● **TASK DETAILS**: Each line of the listing must be transcribed exactly, except for the images, which should be excluded.

● **GIVEN DATA**:

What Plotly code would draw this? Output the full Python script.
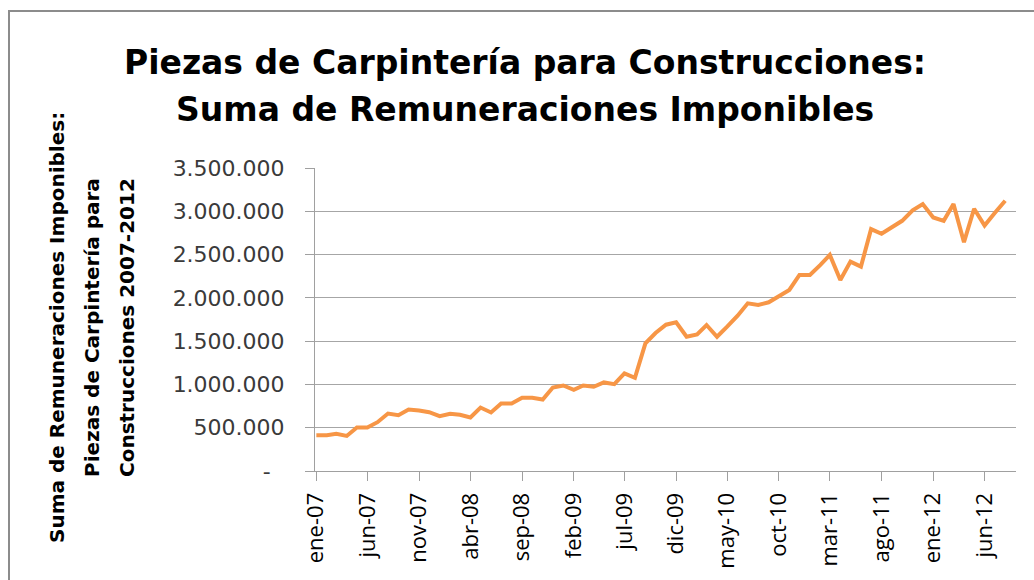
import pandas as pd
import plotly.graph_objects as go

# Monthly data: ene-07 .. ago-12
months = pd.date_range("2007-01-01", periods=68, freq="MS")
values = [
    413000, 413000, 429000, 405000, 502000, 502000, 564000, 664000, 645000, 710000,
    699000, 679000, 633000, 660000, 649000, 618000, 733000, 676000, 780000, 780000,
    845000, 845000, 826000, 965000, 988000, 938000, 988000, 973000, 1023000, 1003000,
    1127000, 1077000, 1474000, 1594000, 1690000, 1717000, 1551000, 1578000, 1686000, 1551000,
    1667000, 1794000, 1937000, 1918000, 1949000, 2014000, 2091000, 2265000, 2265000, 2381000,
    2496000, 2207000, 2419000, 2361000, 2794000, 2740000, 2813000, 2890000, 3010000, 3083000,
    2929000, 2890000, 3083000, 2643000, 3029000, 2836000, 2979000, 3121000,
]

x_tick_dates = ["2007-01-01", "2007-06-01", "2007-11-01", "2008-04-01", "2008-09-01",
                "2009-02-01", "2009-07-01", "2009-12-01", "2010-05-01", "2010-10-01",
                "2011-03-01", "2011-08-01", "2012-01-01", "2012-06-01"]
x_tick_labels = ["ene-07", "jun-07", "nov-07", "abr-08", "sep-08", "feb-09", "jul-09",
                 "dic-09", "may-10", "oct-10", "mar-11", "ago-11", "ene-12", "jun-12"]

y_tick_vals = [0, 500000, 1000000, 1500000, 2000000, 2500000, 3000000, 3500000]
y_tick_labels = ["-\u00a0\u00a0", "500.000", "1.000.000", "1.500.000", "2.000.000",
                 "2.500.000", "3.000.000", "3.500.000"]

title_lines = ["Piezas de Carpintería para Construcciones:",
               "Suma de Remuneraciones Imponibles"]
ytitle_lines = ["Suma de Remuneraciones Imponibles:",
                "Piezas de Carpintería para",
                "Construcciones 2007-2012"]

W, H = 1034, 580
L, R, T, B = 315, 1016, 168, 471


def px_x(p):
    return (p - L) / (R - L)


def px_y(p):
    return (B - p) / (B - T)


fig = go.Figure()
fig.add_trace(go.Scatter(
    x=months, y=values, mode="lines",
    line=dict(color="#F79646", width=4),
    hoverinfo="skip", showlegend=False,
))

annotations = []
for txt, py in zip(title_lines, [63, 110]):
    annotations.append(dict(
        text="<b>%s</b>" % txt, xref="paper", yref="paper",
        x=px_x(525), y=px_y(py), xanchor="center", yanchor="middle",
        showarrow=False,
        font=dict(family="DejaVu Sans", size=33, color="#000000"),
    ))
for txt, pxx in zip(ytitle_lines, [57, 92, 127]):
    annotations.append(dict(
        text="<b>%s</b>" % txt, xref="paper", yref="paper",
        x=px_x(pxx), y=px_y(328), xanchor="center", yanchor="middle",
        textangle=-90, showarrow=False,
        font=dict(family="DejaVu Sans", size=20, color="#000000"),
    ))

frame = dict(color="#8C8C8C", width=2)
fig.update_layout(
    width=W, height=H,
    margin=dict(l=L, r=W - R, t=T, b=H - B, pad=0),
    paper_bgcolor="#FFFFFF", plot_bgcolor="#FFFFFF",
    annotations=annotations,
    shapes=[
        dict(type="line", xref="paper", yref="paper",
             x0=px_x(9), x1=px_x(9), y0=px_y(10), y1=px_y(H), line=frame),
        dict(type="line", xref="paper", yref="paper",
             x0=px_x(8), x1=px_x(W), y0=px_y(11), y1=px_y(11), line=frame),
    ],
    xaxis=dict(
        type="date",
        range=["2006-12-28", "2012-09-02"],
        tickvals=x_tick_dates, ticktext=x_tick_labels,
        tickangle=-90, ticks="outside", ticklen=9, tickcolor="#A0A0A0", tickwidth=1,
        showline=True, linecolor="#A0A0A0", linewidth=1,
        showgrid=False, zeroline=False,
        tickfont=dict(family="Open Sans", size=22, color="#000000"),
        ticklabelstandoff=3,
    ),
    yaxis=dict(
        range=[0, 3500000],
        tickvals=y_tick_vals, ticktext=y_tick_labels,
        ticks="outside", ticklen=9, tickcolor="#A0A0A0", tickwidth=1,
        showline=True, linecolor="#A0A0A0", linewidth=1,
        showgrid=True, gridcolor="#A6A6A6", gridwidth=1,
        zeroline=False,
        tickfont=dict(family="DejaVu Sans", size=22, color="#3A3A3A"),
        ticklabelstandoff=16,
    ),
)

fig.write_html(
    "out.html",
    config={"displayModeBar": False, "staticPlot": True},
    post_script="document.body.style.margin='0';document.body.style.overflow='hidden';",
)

● **OUTPUT BELOW**:
What Plotly code would draw this? Output the full Python script.
import pandas as pd
import plotly.graph_objects as go

# Monthly data: ene-07 .. ago-12
months = pd.date_range("2007-01-01", periods=68, freq="MS")
values = [
    413000, 413000, 429000, 405000, 502000, 502000, 564000, 664000, 645000, 710000,
    699000, 679000, 633000, 660000, 649000, 618000, 733000, 676000, 780000, 780000,
    845000, 845000, 826000, 965000, 988000, 938000, 988000, 973000, 1023000, 1003000,
    1127000, 1077000, 1474000, 1594000, 1690000, 1717000, 1551000, 1578000, 1686000, 1551000,
    1667000, 1794000, 1937000, 1918000, 1949000, 2014000, 2091000, 2265000, 2265000, 2381000,
    2496000, 2207000, 2419000, 2361000, 2794000, 2740000, 2813000, 2890000, 3010000, 3083000,
    2929000, 2890000, 3083000, 2643000, 3029000, 2836000, 2979000, 3121000,
]

x_tick_dates = ["2007-01-01", "2007-06-01", "2007-11-01", "2008-04-01", "2008-09-01",
                "2009-02-01", "2009-07-01", "2009-12-01", "2010-05-01", "2010-10-01",
                "2011-03-01", "2011-08-01", "2012-01-01", "2012-06-01"]
x_tick_labels = ["ene-07", "jun-07", "nov-07", "abr-08", "sep-08", "feb-09", "jul-09",
                 "dic-09", "may-10", "oct-10", "mar-11", "ago-11", "ene-12", "jun-12"]

y_tick_vals = [0, 500000, 1000000, 1500000, 2000000, 2500000, 3000000, 3500000]
y_tick_labels = ["-\u00a0\u00a0", "500.000", "1.000.000", "1.500.000", "2.000.000",
                 "2.500.000", "3.000.000", "3.500.000"]

title_lines = ["Piezas de Carpintería para Construcciones:",
               "Suma de Remuneraciones Imponibles"]
ytitle_lines = ["Suma de Remuneraciones Imponibles:",
                "Piezas de Carpintería para",
                "Construcciones 2007-2012"]

W, H = 1034, 580
L, R, T, B = 315, 1016, 168, 471


def px_x(p):
    return (p - L) / (R - L)


def px_y(p):
    return (B - p) / (B - T)


fig = go.Figure()
fig.add_trace(go.Scatter(
    x=months, y=values, mode="lines",
    line=dict(color="#F79646", width=4),
    hoverinfo="skip", showlegend=False,
))

annotations = []
for txt, py in zip(title_lines, [63, 110]):
    annotations.append(dict(
        text="<b>%s</b>" % txt, xref="paper", yref="paper",
        x=px_x(525), y=px_y(py), xanchor="center", yanchor="middle",
        showarrow=False,
        font=dict(family="DejaVu Sans", size=33, color="#000000"),
    ))
for txt, pxx in zip(ytitle_lines, [57, 92, 127]):
    annotations.append(dict(
        text="<b>%s</b>" % txt, xref="paper", yref="paper",
        x=px_x(pxx), y=px_y(328), xanchor="center", yanchor="middle",
        textangle=-90, showarrow=False,
        font=dict(family="DejaVu Sans", size=20, color="#000000"),
    ))

frame = dict(color="#8C8C8C", width=2)
fig.update_layout(
    width=W, height=H,
    margin=dict(l=L, r=W - R, t=T, b=H - B, pad=0),
    paper_bgcolor="#FFFFFF", plot_bgcolor="#FFFFFF",
    annotations=annotations,
    shapes=[
        dict(type="line", xref="paper", yref="paper",
             x0=px_x(9), x1=px_x(9), y0=px_y(10), y1=px_y(H), line=frame),
        dict(type="line", xref="paper", yref="paper",
             x0=px_x(8), x1=px_x(W), y0=px_y(11), y1=px_y(11), line=frame),
    ],
    xaxis=dict(
        type="date",
        range=["2006-12-28", "2012-09-02"],
        tickvals=x_tick_dates, ticktext=x_tick_labels,
        tickangle=-90, ticks="outside", ticklen=9, tickcolor="#A0A0A0", tickwidth=1,
        showline=True, linecolor="#A0A0A0", linewidth=1,
        showgrid=False, zeroline=False,
        tickfont=dict(family="Open Sans", size=22, color="#000000"),
        ticklabelstandoff=3,
    ),
    yaxis=dict(
        range=[0, 3500000],
        tickvals=y_tick_vals, ticktext=y_tick_labels,
        ticks="outside", ticklen=9, tickcolor="#A0A0A0", tickwidth=1,
        showline=True, linecolor="#A0A0A0", linewidth=1,
        showgrid=True, gridcolor="#A6A6A6", gridwidth=1,
        zeroline=False,
        tickfont=dict(family="DejaVu Sans", size=22, color="#3A3A3A"),
        ticklabelstandoff=16,
    ),
)

fig.write_html(
    "out.html",
    config={"displayModeBar": False, "staticPlot": True},
    post_script="document.body.style.margin='0';document.body.style.overflow='hidden';",
)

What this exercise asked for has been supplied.